TASK TO COMPLETE:
Extract word for word the lines of the listing from its start to the line holding "import plotly.graph_objects as go", both ends kept; pictures are not part of the copy.

DATASET SECTION:
----
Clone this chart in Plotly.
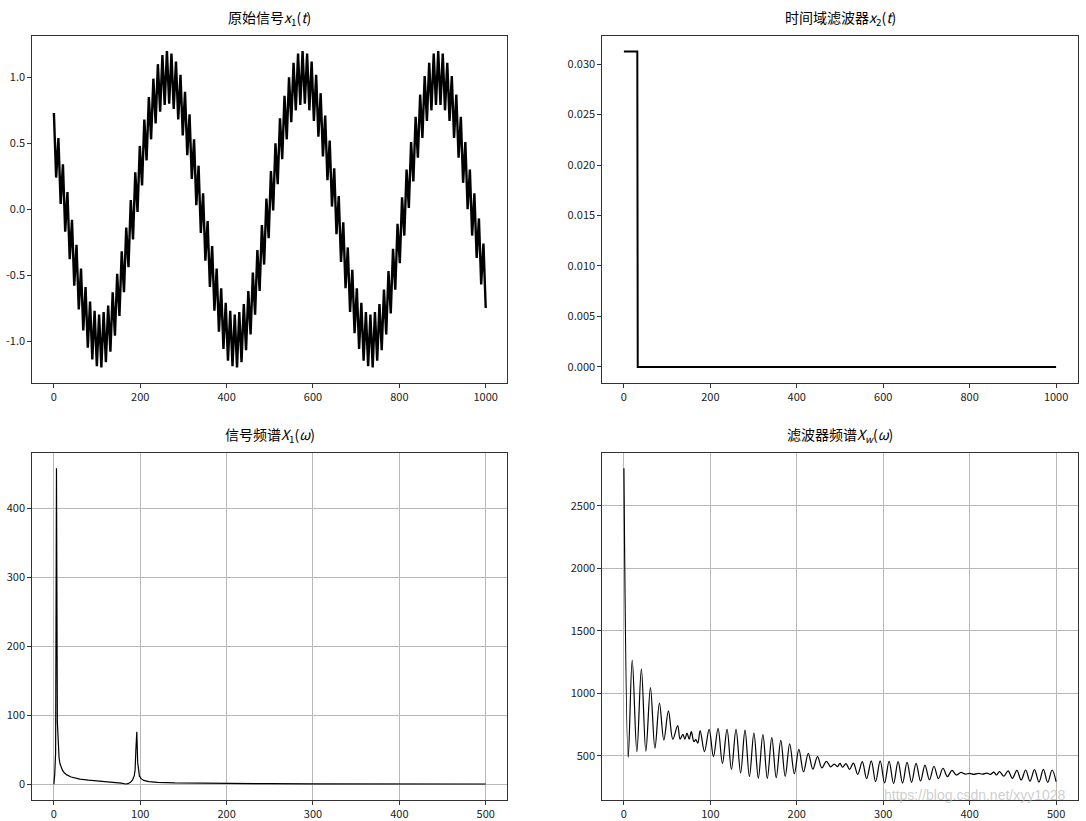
import plotly.graph_objects as go

# ---------------- data ----------------
# original signal x1(t): successive extrema of the fast ripple, evenly spaced over t = 0..1000
x1_extrema = [
    0.73, 0.24, 0.54, 0.04, 0.34, -0.17, 0.13, -0.38, -0.08, -0.58,
    -0.27, -0.76, -0.45, -0.92, -0.59, -1.05, -0.70, -1.14, -0.77, -1.19,
    -0.80, -1.20, -0.78, -1.16, -0.73, -1.08, -0.63, -0.96, -0.49, -0.81,
    -0.32, -0.63, -0.14, -0.44, 0.07, -0.23, 0.28, -0.02, 0.48, 0.18,
    0.68, 0.37, 0.85, 0.53, 0.99, 0.65, 1.10, 0.74, 1.17, 0.79,
    1.20, 0.80, 1.18, 0.76, 1.12, 0.68, 1.02, 0.56, 0.89, 0.41,
    0.72, 0.23, 0.53, 0.03, 0.33, -0.18, 0.12, -0.39, -0.09, -0.59,
    -0.28, -0.77, -0.45, -0.93, -0.60, -1.06, -0.71, -1.15, -0.77, -1.19,
    -0.80, -1.20, -0.78, -1.16, -0.72, -1.07, -0.62, -0.95, -0.48, -0.80,
    -0.31, -0.62, -0.12, -0.42, 0.08, -0.22, 0.29, -0.01, 0.50, 0.19,
    0.69, 0.38, 0.86, 0.53, 1.00, 0.66, 1.11, 0.75, 1.18, 0.79,
    1.20, 0.80, 1.18, 0.75, 1.12, 0.67, 1.02, 0.55, 0.88, 0.40,
    0.71, 0.22, 0.52, 0.02, 0.31, -0.19, 0.10, -0.40, -0.10, -0.60,
    -0.29, -0.78, -0.46, -0.94, -0.60, -1.06, -0.71, -1.15, -0.78, -1.19,
    -0.80, -1.20, -0.78, -1.15, -0.72, -1.07, -0.61, -0.95, -0.47, -0.79,
    -0.30, -0.61, -0.11, -0.41, 0.09, -0.20, 0.30, 0.01, 0.51, 0.21,
    0.70, 0.39, 0.87, 0.54, 1.01, 0.67, 1.11, 0.75, 1.18, 0.79,
    1.20, 0.79, 1.18, 0.75, 1.11, 0.67, 1.01, 0.54, 0.87, 0.39,
    0.70, 0.20, 0.51, 0.00, 0.30, -0.20, 0.12, -0.37, -0.07, -0.57,
    -0.26, -0.75,
]
x1_t_start = 0
x1_t_end = 1000

# time-domain filter x2(t)
x2_t = [0, 31, 32, 1000]
x2_val = [0.03125, 0.03125, 0.0, 0.0]

# signal spectrum X1(w)
spec1_freq = [0, 1, 2, 3, 4, 5, 6, 7, 8, 10, 12, 15, 20, 25, 30, 40, 50, 60, 70, 78,
              83, 86, 89, 91, 93, 94, 95, 96, 97, 98, 99, 101, 104, 110, 120, 140,
              170, 200, 250, 300, 350, 400, 450, 500]
spec1_mag = [0, 15, 45, 458, 90, 50, 38, 30, 26, 20, 16.5, 13.5, 10.5, 8.8, 7.5, 5.8,
             4.8, 3.8, 2.8, 1.5, 0.3, 0.8, 3, 6, 12, 20, 52, 76, 32, 17, 12, 8, 5.5,
             3.8, 2.6, 1.8, 1.3, 1.0, 0.8, 0.6, 0.5, 0.4, 0.35, 0.3]

# filter spectrum Xw(w)
specw_freq = [0, 5, 9.6, 15, 20.2, 25.4, 30.7, 35.9, 41.1, 46.2, 51.5, 56.6, 62.2, 65,
              68.2, 70.5, 73, 75.5, 78, 81, 83.2, 85.5, 88.2, 93.2, 98.6, 103.6, 108.9,
              114, 119.3, 124.4, 129.7, 135, 140.1, 145.2, 150.4, 155.5, 160.8, 165.9,
              171.1, 176.2, 181.5, 186.6, 191.8, 197.2, 202.4, 207.8, 213.3, 218.6, 224,
              229, 234.3, 239.2, 243.3, 247, 250, 253, 257, 261, 265.5, 270.5, 275.8,
              280.8, 286.2, 291.2, 296.5, 301.6, 306.8, 312, 317.2, 322.4, 327.6, 332.8,
              338, 343.2, 348.3, 353.5, 358.7, 363.9, 369.1, 374.3, 379.5, 384.7, 389.9,
              395, 400, 405, 410, 415, 420, 424, 428, 431, 434.6, 439.5, 444.5, 449.5,
              454.6, 459.6, 464.8, 469.8, 475, 480.2, 485.3, 490.3, 495.4, 500]
specw_mag = [2800, 487, 1265, 532, 1195, 535, 1045, 560, 920, 625, 858, 632, 740, 632,
             671, 632, 680, 632, 692, 612, 628, 600, 700, 532, 711, 492, 718,
             439, 711, 389, 711, 362, 704, 332, 680, 320, 668, 318,
             645, 324, 622, 333, 595, 355, 551, 370, 519, 392, 492,
             402, 455, 410, 433, 412, 439, 407, 437, 390, 440, 350, 452,
             315, 458, 292, 458, 282, 455, 276, 452, 280, 447, 286,
             439, 297, 425, 307, 415, 316, 399, 332, 382, 345, 366,
             352, 358, 350, 358, 352, 360, 350, 368, 345, 372, 335, 378, 318,
             382, 305, 385, 295, 388, 288, 390, 285, 385, 292]

# tick labels
top_x_ticks = [0, 200, 400, 600, 800, 1000]
x1_y_ticks = [-1.0, -0.5, 0.0, 0.5, 1.0]
x1_y_labels = ["-1.0", "-0.5", "0.0", "0.5", "1.0"]
x2_y_ticks = [0.0, 0.005, 0.010, 0.015, 0.020, 0.025, 0.030]
x2_y_labels = ["0.000", "0.005", "0.010", "0.015", "0.020", "0.025", "0.030"]
bottom_x_ticks = [0, 100, 200, 300, 400, 500]
spec1_y_ticks = [0, 100, 200, 300, 400]
specw_y_ticks = [500, 1000, 1500, 2000, 2500]

titles = [
    "原始信号<i>x</i><sub>1</sub>(<i>t</i>)",
    "时间域滤波器<i>x</i><sub>2</sub>(<i>t</i>)",
    "信号频谱<i>X</i><sub>1</sub>(<i>ω</i>)",
    "滤波器频谱<i>X<sub>w</sub></i>(<i>ω</i>)",
]
watermark = "https://blog.csdn.net/xyy1028"

# ---------------- layout geometry ----------------
W, H = 1086, 821
FONT = "Noto Sans CJK SC, Noto Sans, DejaVu Sans, sans-serif"
dom_x_left = [32.3 / W, 507.3 / W]
dom_x_right = [602.3 / W, 1077.7 / W]
dom_y_top = [1 - 382.7 / H, 1 - 35.7 / H]
dom_y_bot = [1 - 800.0 / H, 1 - 452.5 / H]

fig = go.Figure()

n_ext = len(x1_extrema)
fig.add_trace(go.Scatter(
    y=x1_extrema, x0=x1_t_start, dx=(x1_t_end - x1_t_start) / (n_ext - 1),
    mode="lines", line=dict(color="black", width=2.4), xaxis="x", yaxis="y",
    hoverinfo="skip"))
fig.add_trace(go.Scatter(
    x=x2_t, y=x2_val, mode="lines", line=dict(color="black", width=2),
    xaxis="x2", yaxis="y2", hoverinfo="skip"))
fig.add_trace(go.Scatter(
    x=spec1_freq, y=spec1_mag, mode="lines", line=dict(color="black", width=1.2),
    xaxis="x3", yaxis="y3", hoverinfo="skip"))
fig.add_trace(go.Scatter(
    x=specw_freq, y=specw_mag, mode="lines", line=dict(color="black", width=1.2),
    line_shape="spline", xaxis="x4", yaxis="y4", hoverinfo="skip"))

axis_common = dict(
    showline=True, mirror=True, linecolor="#333333", linewidth=1,
    ticks="outside", ticklen=4, tickwidth=1, tickcolor="#333333",
    zeroline=False, tickfont=dict(family=FONT, size=11, color="#222222"),
)
grid_on = dict(showgrid=True, gridcolor="#b8b8b8", gridwidth=0.8)
grid_off = dict(showgrid=False)

fig.update_layout(
    width=W, height=H, autosize=False,
    margin=dict(l=0, r=0, t=0, b=0),
    paper_bgcolor="white", plot_bgcolor="white",
    showlegend=False,
    xaxis=dict(domain=dom_x_left, anchor="y", range=[-50, 1050],
               tickvals=top_x_ticks, **axis_common, **grid_off),
    yaxis=dict(domain=dom_y_top, anchor="x", range=[-1.316, 1.316],
               tickvals=x1_y_ticks, ticktext=x1_y_labels, **axis_common, **grid_off),
    xaxis2=dict(domain=dom_x_right, anchor="y2", range=[-50, 1050],
                tickvals=top_x_ticks, **axis_common, **grid_off),
    yaxis2=dict(domain=dom_y_top, anchor="x2", range=[-0.0015625, 0.0328125],
                tickvals=x2_y_ticks, ticktext=x2_y_labels, **axis_common, **grid_off),
    xaxis3=dict(domain=dom_x_left, anchor="y3", range=[-25, 525],
                tickvals=bottom_x_ticks, **axis_common, **grid_on),
    yaxis3=dict(domain=dom_y_bot, anchor="x3", range=[-22.9, 481],
                tickvals=spec1_y_ticks, **axis_common, **grid_on),
    xaxis4=dict(domain=dom_x_right, anchor="y4", range=[-25, 525],
                tickvals=bottom_x_ticks, **axis_common, **grid_on),
    yaxis4=dict(domain=dom_y_bot, anchor="x4", range=[145, 2927],
                tickvals=specw_y_ticks, **axis_common, **grid_on),
)

title_pos = [
    (sum(dom_x_left) / 2, dom_y_top[1]),
    (sum(dom_x_right) / 2, dom_y_top[1]),
    (sum(dom_x_left) / 2, dom_y_bot[1]),
    (sum(dom_x_right) / 2, dom_y_bot[1]),
]
for text, (cx, top) in zip(titles, title_pos):
    fig.add_annotation(
        text=text, xref="paper", yref="paper", x=cx, y=top + 5 / H,
        xanchor="center", yanchor="bottom", showarrow=False,
        font=dict(family=FONT, size=14, color="black"))

fig.add_annotation(
    text=watermark, xref="paper", yref="paper", x=975 / W, y=1 - 795 / H,
    xanchor="center", yanchor="middle", showarrow=False,
    font=dict(family="Liberation Sans, Arial, sans-serif", size=14,
              color="rgba(190,190,190,0.75)"))

fig.write_html("out.html", config={"displayModeBar": False})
----
EXERCISE ANSWER:
Clone this chart in Plotly.
import plotly.graph_objects as go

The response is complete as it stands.